Outstanding in the Field

09/16/2012

This for-profit’s mission is “to reconnect diners to the land and to honor the local farmers and food artisans who cultivate it.” They truly caught the wave and have grown their agenda to an astounding 86 events this year across the U.S. and Canada. Prior locations have included this one:
An October dinner will take place on the roof of the Smithsonian; reportedly it sold out in 45 seconds.

The traveling show returned to the Berkshires last night, having last celebrated locally 8 years ago at Old Chatham Sheepherding Company. This time, the Red Lion’s CIA-trained executive chef Brian Alberg produced a spectacular feast for 150 at Elizabeth Keen and Al Thorpe’s Indian Line Farm in Egremont. Indian Line is one of the nation’s original CSA’s. Al and Elizabeth have been farming and stewarding the land for 15 years.

As has become customary at these events, the Outstanding folks and Al and Liz had ample time to tell their stories. Al and Liz then led tours of the farm, talking about the importance for them of starting small, staying debt-free, learning from other local famers, and revealing such secrets as the fact that their greenhouse tomatoes (the earliest around) were grafted onto disease-free rootstock.

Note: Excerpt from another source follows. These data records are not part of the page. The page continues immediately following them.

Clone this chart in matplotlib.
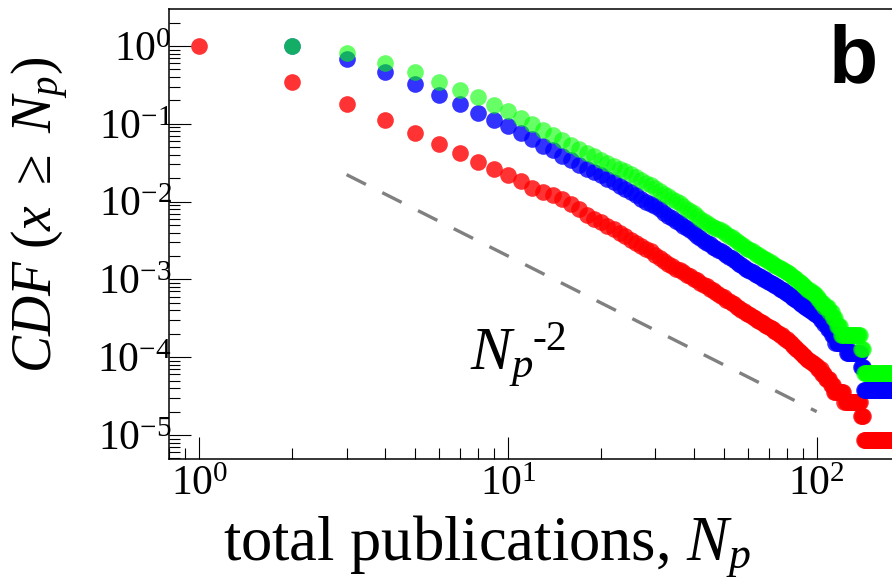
import numpy as np
import matplotlib
matplotlib.use("Agg")
import matplotlib.pyplot as plt
from matplotlib.ticker import LogLocator, NullFormatter

# log10 of CDF(x >= Np) for Np = 1, 2, 3, ... (red starts at Np=1, blue/green at Np=2)
red_logcdf = [
    0.00, -0.46, -0.74, -0.95, -1.12, -1.26, -1.38, -1.49, -1.58, -1.66,
    -1.74, -1.82, -1.87, -1.92, -1.96, -2.03, -2.10, -2.17, -2.22, -2.26,
    -2.31, -2.35, -2.40, -2.44, -2.49, -2.53, -2.57, -2.61, -2.64, -2.68,
    -2.72, -2.76, -2.80, -2.83, -2.86, -2.88, -2.91, -2.94, -2.96, -2.99,
    -3.01, -3.04, -3.07, -3.09, -3.12, -3.14, -3.16, -3.19, -3.21, -3.23,
    -3.26, -3.28, -3.30, -3.32, -3.35, -3.37, -3.39, -3.41, -3.43, -3.45,
    -3.46, -3.48, -3.50, -3.52, -3.53, -3.55, -3.56, -3.58, -3.60, -3.61,
    -3.63, -3.64, -3.66, -3.68, -3.69, -3.71, -3.72, -3.74, -3.76, -3.77,
    -3.79, -3.81, -3.83, -3.85, -3.87, -3.89, -3.91, -3.93, -3.95, -3.97,
    -3.98, -4.00, -4.02, -4.03, -4.05, -4.06, -4.07, -4.09, -4.10, -4.11,
    -4.15, -4.15, -4.15, -4.21, -4.21, -4.21, -4.28, -4.28, -4.28, -4.28,
    -4.36, -4.36, -4.36, -4.45, -4.45, -4.45, -4.45, -4.45, -4.45, -4.45,
    -4.45, -4.45, -4.58, -4.58, -4.58, -4.58, -4.58, -4.58, -4.58, -4.58,
    -4.58, -4.58, -4.58, -4.58, -4.58, -4.58, -4.58, -4.58, -4.76, -4.76,
    -4.76, -5.06, -5.06, -5.06, -5.06, -5.06, -5.06, -5.06, -5.06, -5.06,
    -5.06, -5.06, -5.06, -5.06, -5.06, -5.06, -5.06, -5.06, -5.06, -5.06,
    -5.06, -5.06, -5.06, -5.06, -5.06, -5.06, -5.06, -5.06, -5.06, -5.06,
    -5.06, -5.06, -5.06, -5.06, -5.06,
]

blue_logcdf = [
    0.00, -0.17, -0.34, -0.49, -0.63, -0.75, -0.86, -0.95, -1.03,
    -1.12, -1.20, -1.28, -1.34, -1.41, -1.47, -1.53, -1.58, -1.62, -1.66,
    -1.71, -1.75, -1.80, -1.84, -1.88, -1.92, -1.96, -2.00, -2.03, -2.06,
    -2.10, -2.14, -2.18, -2.21, -2.25, -2.28, -2.31, -2.34, -2.37, -2.40,
    -2.44, -2.47, -2.50, -2.53, -2.55, -2.58, -2.60, -2.62, -2.64, -2.66,
    -2.69, -2.71, -2.73, -2.75, -2.78, -2.80, -2.82, -2.84, -2.86, -2.88,
    -2.89, -2.91, -2.93, -2.94, -2.96, -2.97, -2.99, -3.00, -3.02, -3.03,
    -3.05, -3.06, -3.07, -3.09, -3.10, -3.12, -3.13, -3.14, -3.16, -3.17,
    -3.19, -3.20, -3.22, -3.24, -3.25, -3.27, -3.28, -3.30, -3.31, -3.33,
    -3.34, -3.36, -3.37, -3.38, -3.39, -3.40, -3.42, -3.43, -3.44, -3.45,
    -3.47, -3.47, -3.52, -3.52, -3.52, -3.57, -3.57, -3.57, -3.64, -3.64,
    -3.64, -3.72, -3.72, -3.72, -3.82, -3.82, -3.82, -3.82, -3.82, -3.82,
    -3.82, -3.82, -3.82, -3.82, -3.94, -3.94, -3.94, -3.94, -3.94, -3.94,
    -3.94, -3.94, -3.94, -3.94, -3.94, -3.94, -3.94, -3.94, -4.12, -4.12,
    -4.12, -4.42, -4.42, -4.42, -4.42, -4.42, -4.42, -4.42, -4.42, -4.42,
    -4.42, -4.42, -4.42, -4.42, -4.42, -4.42, -4.42, -4.42, -4.42, -4.42,
    -4.42, -4.42, -4.42, -4.42, -4.42, -4.42, -4.42, -4.42, -4.42, -4.42,
    -4.42, -4.42, -4.42, -4.42, -4.42,
]

green_logcdf = [
    0.00, -0.09, -0.22, -0.34, -0.46, -0.57, -0.66, -0.76, -0.83,
    -0.92, -1.00, -1.08, -1.15, -1.21, -1.27, -1.32, -1.37, -1.42, -1.46,
    -1.50, -1.54, -1.58, -1.61, -1.65, -1.69, -1.72, -1.76, -1.79, -1.83,
    -1.86, -1.90, -1.93, -1.96, -1.99, -2.02, -2.06, -2.09, -2.12, -2.15,
    -2.19, -2.22, -2.25, -2.28, -2.30, -2.32, -2.34, -2.35, -2.37, -2.39,
    -2.42, -2.44, -2.46, -2.48, -2.51, -2.53, -2.55, -2.57, -2.59, -2.61,
    -2.62, -2.64, -2.66, -2.68, -2.69, -2.71, -2.72, -2.74, -2.75, -2.77,
    -2.78, -2.80, -2.81, -2.83, -2.84, -2.85, -2.86, -2.88, -2.89, -2.90,
    -2.92, -2.93, -2.95, -2.97, -2.98, -3.00, -3.02, -3.03, -3.05, -3.07,
    -3.09, -3.10, -3.12, -3.13, -3.14, -3.16, -3.17, -3.18, -3.20, -3.21,
    -3.25, -3.25, -3.30, -3.30, -3.30, -3.35, -3.35, -3.35, -3.35, -3.42,
    -3.42, -3.42, -3.50, -3.50, -3.50, -3.60, -3.60, -3.60, -3.60, -3.72,
    -3.72, -3.72, -3.72, -3.72, -3.72, -3.72, -3.72, -3.72, -3.72, -3.72,
    -3.72, -3.72, -3.72, -3.72, -3.72, -3.72, -3.72, -3.72, -3.90, -3.90,
    -3.90, -4.20, -4.20, -4.20, -4.20, -4.20, -4.20, -4.20, -4.20, -4.20,
    -4.20, -4.20, -4.20, -4.20, -4.20, -4.20, -4.20, -4.20, -4.20, -4.20,
    -4.20, -4.20, -4.20, -4.20, -4.20, -4.20, -4.20, -4.20, -4.20, -4.20,
    -4.20, -4.20, -4.20, -4.20, -4.20,
]

# reference power law  A * Np^-2
guide_np = [3, 100]
guide_prefactor = 0.2

plt.rcParams["font.family"] = "Liberation Serif"
plt.rcParams["mathtext.fontset"] = "custom"
plt.rcParams["mathtext.rm"] = "Liberation Serif"
plt.rcParams["mathtext.it"] = "Liberation Serif:italic"
plt.rcParams["mathtext.bf"] = "Liberation Serif:bold"
plt.rcParams["mathtext.fallback"] = "stix"

fig = plt.figure(figsize=(8.92, 5.80), dpi=100)
ax = fig.add_axes([0.1895, 0.2086, 0.8105, 0.7759])

series = [
    (red_logcdf, 1, "#ff0000", 0.8),
    (blue_logcdf, 2, "#0000ff", 0.8),
    (green_logcdf, 2, "#00ff00", 0.6),
]
for logcdf, start, color, alpha in series:
    n_p = np.arange(start, start + len(logcdf))
    ax.plot(n_p, 10.0 ** np.array(logcdf), "o", ms=12, mew=0,
            color=color, alpha=alpha)

gx = np.array(guide_np, dtype=float)
ax.plot(gx, guide_prefactor * gx ** -2.0, color="#808080", lw=2.4,
        dashes=(6.5, 5.5))

ax.set_xscale("log")
ax.set_yscale("log")
ax.set_xlim(0.798, 175.4)
ax.set_ylim(4.92e-6, 2.99)

for axis in (ax.xaxis, ax.yaxis):
    axis.set_major_locator(LogLocator(base=10, numticks=20))
    axis.set_minor_locator(LogLocator(base=10, subs=np.arange(2, 10), numticks=60))
    axis.set_minor_formatter(NullFormatter())

ax.tick_params(which="both", direction="in", top=False, right=False,
               width=0.8, labelsize=30)
ax.tick_params(which="major", length=15.8)
ax.tick_params(which="minor", length=7.6)
ax.tick_params(axis="y", pad=-2)
ax.tick_params(axis="x", pad=5)

for side in ("left", "bottom", "top"):
    ax.spines[side].set_linewidth(1.1)
ax.spines["right"].set_visible(False)

ax.set_ylabel(r"$CDF\ (x\ \geq\ N_p)$", fontsize=40)
ax.yaxis.set_label_coords(-0.136, 0.542)
ax.set_xlabel(r"total publications, $N_p$", fontsize=45)
ax.xaxis.set_label_coords(0.44, -0.12)

ax.text(0.416, 0.198, r"$N_p$", transform=ax.transAxes, fontsize=44,
        va="baseline")
ax.text(0.503, 0.242, "-2", transform=ax.transAxes, fontsize=30,
        va="baseline")
ax.text(0.912, 0.838, "b", transform=ax.transAxes, fontsize=58,
        fontweight="bold", family="Liberation Sans", va="baseline")

fig.savefig("out.png", dpi=100)
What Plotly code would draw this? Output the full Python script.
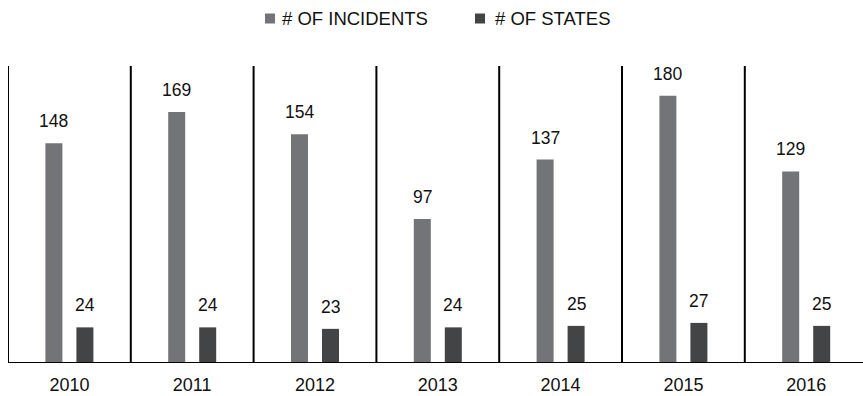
import plotly.graph_objects as go

# Data
years = ["2010", "2011", "2012", "2013", "2014", "2015", "2016"]
incidents = [148, 169, 154, 97, 137, 180, 129]
states = [24, 24, 23, 24, 25, 27, 25]
series_names = ["# OF INCIDENTS", "# OF STATES"]

INC_COLOR = "#737477"
ST_COLOR = "#434446"
FONT = "Liberation Sans, Arial, Helvetica, sans-serif"
TXT = "#111111"

W, H = 863, 396
ML, MR, MT, MB = 8, 0, 66, 33
plot_w = W - ML - MR
plot_h = H - MT - MB
cat_px = 122.8                      # pixel width of one year column
bar_w = 17 / cat_px                 # bar width in category units
half_sep = 15.5 / cat_px            # bar centre distance from column centre

idx = list(range(len(years)))
x_inc = [i - half_sep for i in idx]
x_st = [i + half_sep for i in idx]

fig = go.Figure()
fig.add_trace(go.Bar(name=series_names[0], x=x_inc, y=incidents, width=bar_w,
                     marker=dict(color=INC_COLOR, line=dict(width=0))))
fig.add_trace(go.Bar(name=series_names[1], x=x_st, y=states, width=bar_w,
                     marker=dict(color=ST_COLOR, line=dict(width=0))))

# value labels above each bar
for xs, vals in ((x_inc, incidents), (x_st, states)):
    for x, v in zip(xs, vals):
        fig.add_annotation(x=x, y=v, text=str(v), showarrow=False,
                           yanchor="bottom", yshift=10,
                           font=dict(family=FONT, size=17.5, color=TXT))

# column separators
shapes = []
for i in range(len(years)):
    shapes.append(dict(type="line", xref="x", yref="y", x0=i - 0.5, x1=i - 0.5,
                       y0=0, y1=200, line=dict(color="black", width=2)))
# baseline
shapes.append(dict(type="line", xref="paper", yref="y", x0=0, x1=1, y0=0, y1=0,
                   line=dict(color="black", width=2)))

# legend row above the plot: small square swatch followed by the series name
def px_x(p):
    return (p - ML) / plot_w

def px_y(p):
    return (H - MB - p) / plot_h

legend_items = [(series_names[0], INC_COLOR, 265, 280),
                (series_names[1], ST_COLOR, 475, 493)]
for name, color, left, text_left in legend_items:
    shapes.append(dict(type="rect", xref="paper", yref="paper",
                       x0=px_x(left), x1=px_x(left + 10),
                       y0=px_y(23.5), y1=px_y(13.5),
                       fillcolor=color, line=dict(width=0)))
    fig.add_annotation(xref="paper", yref="paper", x=px_x(text_left), y=px_y(18.5),
                       xanchor="left", yanchor="middle", text=name, showarrow=False,
                       font=dict(family=FONT, size=18.5, color=TXT))

fig.update_layout(
    width=W, height=H,
    margin=dict(l=ML, r=MR, t=MT, b=MB),
    paper_bgcolor="white", plot_bgcolor="white",
    barmode="overlay",
    shapes=shapes,
    showlegend=False,
    xaxis=dict(range=[-0.5, -0.5 + plot_w / cat_px], tickvals=idx, ticktext=years,
               showgrid=False, zeroline=False, showline=False, ticks="",
               ticklabelstandoff=9,
               tickfont=dict(family=FONT, size=18, color=TXT)),
    yaxis=dict(range=[0, 200], visible=False, showgrid=False, zeroline=False),
)

fig.write_html("out.html")
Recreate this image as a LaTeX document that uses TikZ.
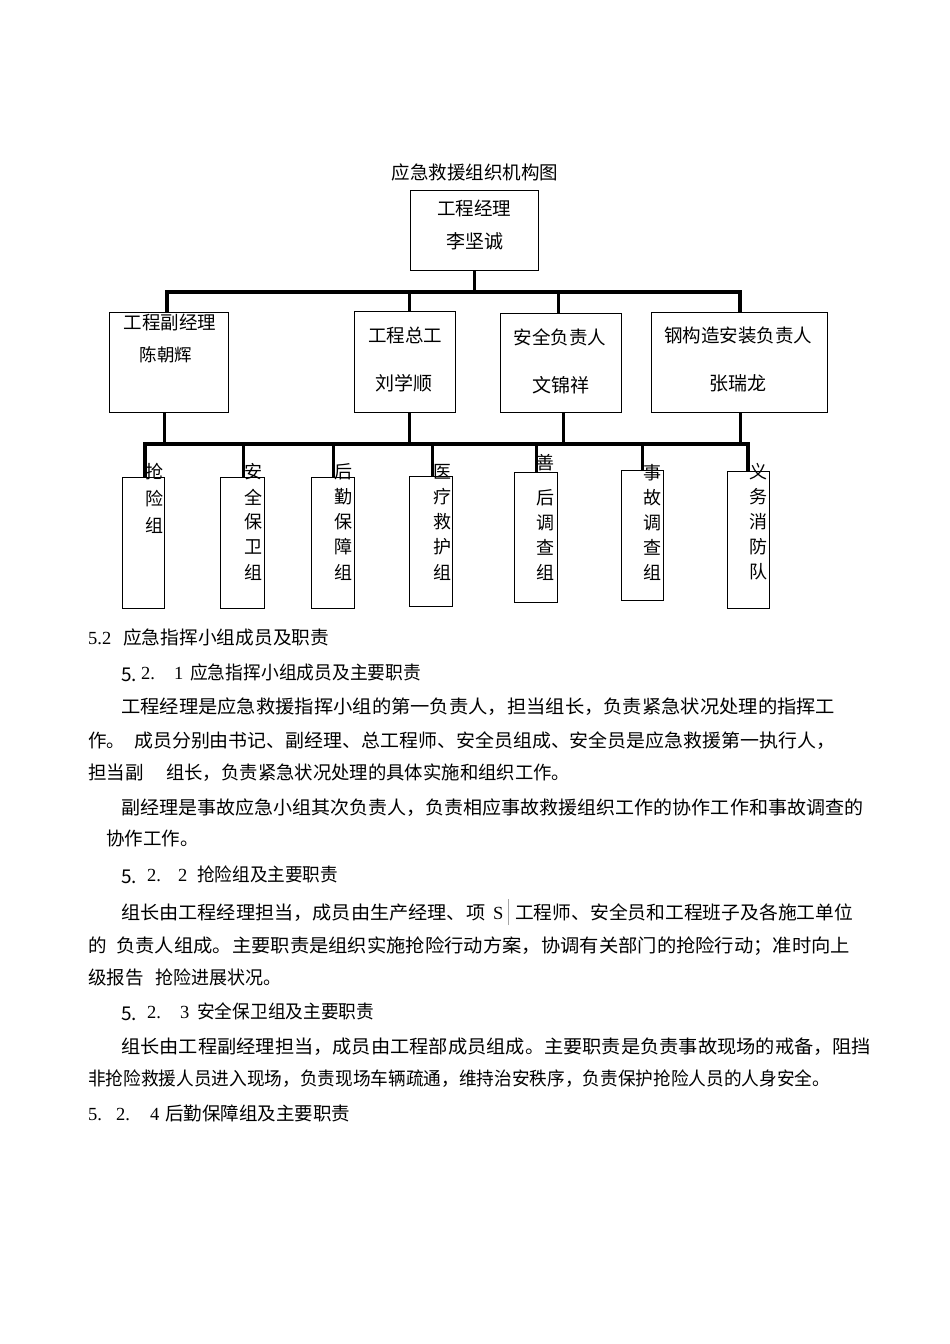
\documentclass[tikz,border=0pt]{standalone}
\usepackage{fontspec}
\usepackage{graphicx}
\setmainfont{Noto Sans CJK SC}
\newfontfamily\numfont{Liberation Serif}
\newcommand\hfit[2]{\resizebox{#1pt}{\height}{#2}}
\newcommand\pc[2]{\makebox[#1pt][l]{#2}}
\newcommand\fivedot{{\fontsize{19}{20}\selectfont\raisebox{-2pt}{5.}}}
\begin{document}
\begin{tikzpicture}[x=1pt,y=-1pt,
  box/.style={draw,line width=1pt,inner sep=0pt},
  bus/.style={line width=3.4pt,line join=miter},
  drop/.style={line width=3pt},
  lbl/.style={inner sep=0pt,font=\fontsize{18.5}{20}\selectfont},
  pname/.style={inner sep=0pt,font=\fontsize{19}{20}\selectfont},
  gch/.style={inner sep=0pt,font=\fontsize{18}{20}\selectfont},
  para/.style={anchor=west,inner sep=0pt,font=\fontsize{18.5}{20}\selectfont}]
\fill[white] (0,0) rectangle (950,1344);
\useasboundingbox (0,0) rectangle (950,1344);

% title
\node[lbl] (title) at (475,172) {应急救援组织机构图};

% top box
\node[box,minimum width=128pt,minimum height=80pt] (top) at (474,230) {};
\node[lbl] (t1) at (474,208) {工程经理};
\node[pname] (t2) at (475,241) {李坚诚};

% second row boxes
\node[box,minimum width=119pt,minimum height=100pt] (A) at (168.5,362) {};
\node[box,minimum width=101pt,minimum height=101pt] (B) at (404.5,361.5) {};
\node[box,minimum width=121pt,minimum height=99pt] (C) at (560.5,362.5) {};
\node[box,minimum width=176pt,minimum height=100pt] (D) at (739,362) {};

\node[lbl] (a1) at (170,322) {工程副经理};
\node[pname,font=\fontsize{17.5}{20}\selectfont] (a2) at (166,355) {陈朝辉};
\node[lbl] (b1) at (405,335) {工程总工};
\node[pname] (b2) at (404,383) {刘学顺};
\node[lbl] (c1) at (560,337) {安全负责人};
\node[pname] (c2) at (561,385) {文锦祥};
\node[lbl] (d1) at (738,335) {钢构造安装负责人};
\node[pname] (d2) at (738,383) {张瑞龙};

% upper bus
\coordinate (j0) at (474,292);
\coordinate (jA) at (167,292);
\coordinate (jB) at (409,292);
\coordinate (jC) at (558,292);
\coordinate (jD) at (740,292);
\draw[drop] (top.south) -- (j0);
\draw[bus] (jA |- A.north) -- (jA) -- (jD) -- (jD |- D.north);
\draw[drop] (jB) -- (jB |- B.north);
\draw[drop] (jC) -- (jC |- C.north);

% group boxes
\node[box,minimum width=42pt,minimum height=131pt] (G1) at (143,542.5) {};
\node[box,minimum width=44pt,minimum height=131pt] (G2) at (242,542.5) {};
\node[box,minimum width=43pt,minimum height=131pt] (G3) at (332.5,542.5) {};
\node[box,minimum width=43pt,minimum height=130pt] (G4) at (430.5,541) {};
\node[box,minimum width=43pt,minimum height=130pt] (G5) at (535.5,537) {};
\node[box,minimum width=42pt,minimum height=130pt] (G6) at (642,535) {};
\node[box,minimum width=42pt,minimum height=137pt] (G7) at (748,539.5) {};

% lower bus
\coordinate (kA) at (164,444);
\coordinate (kB) at (409,444);
\coordinate (kC) at (563,444);
\coordinate (kD) at (740,444);
\coordinate (m1) at (145,444);
\coordinate (m2) at (243,444);
\coordinate (m3) at (333,444);
\coordinate (m4) at (432,444);
\coordinate (m5) at (536,444);
\coordinate (m6) at (642,444);
\coordinate (m7) at (748,444);
\draw[drop] (kA |- A.south) -- (kA);
\draw[drop] (kB |- B.south) -- (kB);
\draw[drop] (kC |- C.south) -- (kC);
\draw[drop] (kD |- D.south) -- (kD);
\draw[bus] (m1 |- G1.north) -- (m1) -- (m7) -- (m7 |- G7.north);
\draw[drop] (m2) -- (m2 |- G2.north);
\draw[drop] (m3) -- (m3 |- G3.north);
\draw[drop] (m4) -- (m4 |- G4.north);
\draw[drop] (m5) -- (m5 |- G5.north);
\draw[drop] (m6) -- (m6 |- G6.north);

% group labels (vertical)
\foreach [count=\k] \c in {抢,险,组} \node[gch] (ga\k) at (154,{472+26.5*(\k-1)}) {\c};
\foreach [count=\k] \c in {安,全,保,卫,组} \node[gch] (gb\k) at (253,{472+25*(\k-1)}) {\c};
\foreach [count=\k] \c in {后,勤,保,障,组} \node[gch] (gc\k) at (343,{472+25*(\k-1)}) {\c};
\foreach [count=\k] \c in {医,疗,救,护,组} \node[gch] (gd\k) at (442,{472+25*(\k-1)}) {\c};
\node[gch] (ge0) at (545,463) {善};
\foreach [count=\k] \c in {后,调,查,组} \node[gch] (ge\k) at (545,{498+24.7*(\k-1)}) {\c};
\foreach [count=\k] \c in {事,故,调,查,组} \node[gch] (gf\k) at (652,{473+24.8*(\k-1)}) {\c};
\foreach [count=\k] \c in {义,务,消,防,队} \node[gch] (gg\k) at (758,{472+25*(\k-1)}) {\c};

% body text
\node[para] (p1) at (88,637) {\pc{35}{\numfont 5.2}\hfit{206}{应急指挥小组成员及职责}};
\node[para] (p2) at (121,673) {\pc{20}{\fivedot}\pc{33}{\numfont 2.}\pc{16}{\numfont 1}\hfit{231}{应急指挥小组成员及主要职责}};
\node[para] (p3) at (121,707) {\hfit{714}{工程经理是应急救援指挥小组的第一负责人，担当组长，负责紧急状况处理的指挥工}};
\node[para] (p4) at (88,741) {\pc{46}{作。}\hfit{701}{成员分别由书记、副经理、总工程师、安全员组成、安全员是应急救援第一执行人，}};
\node[para] (p5) at (88,773) {\pc{78}{担当副}\hfit{404}{组长，负责紧急状况处理的具体实施和组织工作。}};
\node[para] (p6) at (121,808) {\hfit{742}{副经理是事故应急小组其次负责人，负责相应事故救援组织工作的协作工作和事故调查的}};
\node[para] (p7) at (106,838) {协作工作。};
\node[para] (p8) at (121,875) {\pc{26}{\fivedot}\pc{31}{\numfont 2.}\pc{19}{\numfont 2}\hfit{141}{抢险组及主要职责}};
\node[para] (p9) at (121,912) {\hfit{364}{组长由工程经理担当，成员由生产经理、项}\pc{30}{\hspace{8pt}{\numfont S}\hspace{5pt}\textcolor{black!35}{\rule[-6pt]{0.6pt}{26pt}}}\hfit{338}{工程师、安全员和工程班子及各施工单位}};
\node[para] (p10) at (88,946) {\pc{28}{的}\hfit{734}{负责人组成。主要职责是组织实施抢险行动方案，协调有关部门的抢险行动；准时向上}};
\node[para] (p11) at (88,977) {\pc{67}{级报告}\hfit{126}{抢险进展状况。}};
\node[para] (p12) at (121,1012) {\pc{26}{\fivedot}\pc{33}{\numfont 2.}\pc{17}{\numfont 3}\hfit{177}{安全保卫组及主要职责}};
\node[para] (p13) at (121,1047) {\hfit{750}{组长由工程副经理担当，成员由工程部成员组成。主要职责是负责事故现场的戒备，阻挡}};
\node[para] (p14) at (88,1079) {\hfit{742}{非抢险救援人员进入现场，负责现场车辆疏通，维持治安秩序，负责保护抢险人员的人身安全。}};
\node[para] (p15) at (88,1113) {\pc{28}{\numfont 5.}\pc{34}{\numfont 2.}\pc{15}{\numfont 4}\hfit{185}{后勤保障组及主要职责}};
\end{tikzpicture}
\end{document}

Even Ted took notice.

Brian’s menu included Lila’s lamb, Ted’s greens, Laura’s cherry tomatoes, Liz and Al’s root vegetables and a host of other local products, including Brian’s pork, and our honey. Brian and crew produced the feast right in the field, just across from the tables. Part of the meal thus traveled no more than a few yards from farm to table.

Among Nancy Fitzpatrick, Lila, Ted, Laura, Liz and Al were an oil industry executive now working in Iraq and her sister, a man working to turn around failing schools, a branding consultant who worked for Prince Charles, a hog farmer from Columbia County. Many of the diners had attended several Outstanding events before; one noted with astonishment that the organizers had greeted her by name.

Diners connected up and down the tables under a dramatic sky. Snippets of thought: a pig’s gestation is 3 months, 3 weeks and 3 days. You know you need a new job if yours has an “exit route.” A different (and very decent) NY State wine accompanied each course. A certain style evolved as diners managed keeping the same wineglass throughout by sloshing any excess over the shoulder, back into the earth.

As temperatures fell, the sun set on an amazing event, seemingly produced without a hitch.

Thanks to Laurie Norton Moffatt for her photo of Brian, to OITF for the photo of the West Coast dinner and to Nancy Fitzpatrick for the photo of the Indian Line tables before the guests arrived.

What’s next for the Berkshires as culinary destination, for area’s many gifted farmers and food producers, for those still on the sidelines, for those who treasure the agricultural landscape, and for all of us concerned with the region’s economic sustainability? As we digest the success of this event, which sold out quickly @ $200/seat, surely there is much to consider.